Security experts have often felt that how a user types, the distinct patterns and motions they use as their fingers fly across a keyboard, could be used to help verify their identity as another layer of security to the password they’re entering. So even if someone else had that secret phrase, only the real user would be able to properly enter it.


Beltramelli is demonstrating exactly that with his thesis research, but coming at it from a different and more concerning angle. Instead of verifying a user based on their keystrokes, he’s using their distinct typing patterns to blindly determine what exactly they’re typing. And given that the majority of the world’s keyboards are similarly-sized with the exact same alphanumeric layout (PIN pads as well) it’s not terribly difficult for an algorithm to take that seemingly random motion data from a smartwatch and figure out what keys are likely being pressed.

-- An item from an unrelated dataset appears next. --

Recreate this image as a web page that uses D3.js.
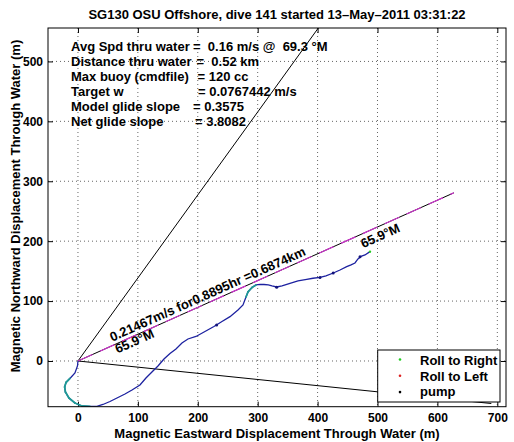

Don’t throw away your Android Wear watch just yet, because Beltramelli hasn’t demonstrated a reliable way to compromise and capture a wearable’s motion tracking data. His research was performed with a smartwatch he had full acccess to. But it’s a good reminder to be extremely careful about what apps you’re downloading and installing on your phone and wearables, because even seemingly innocuous data could be used against you.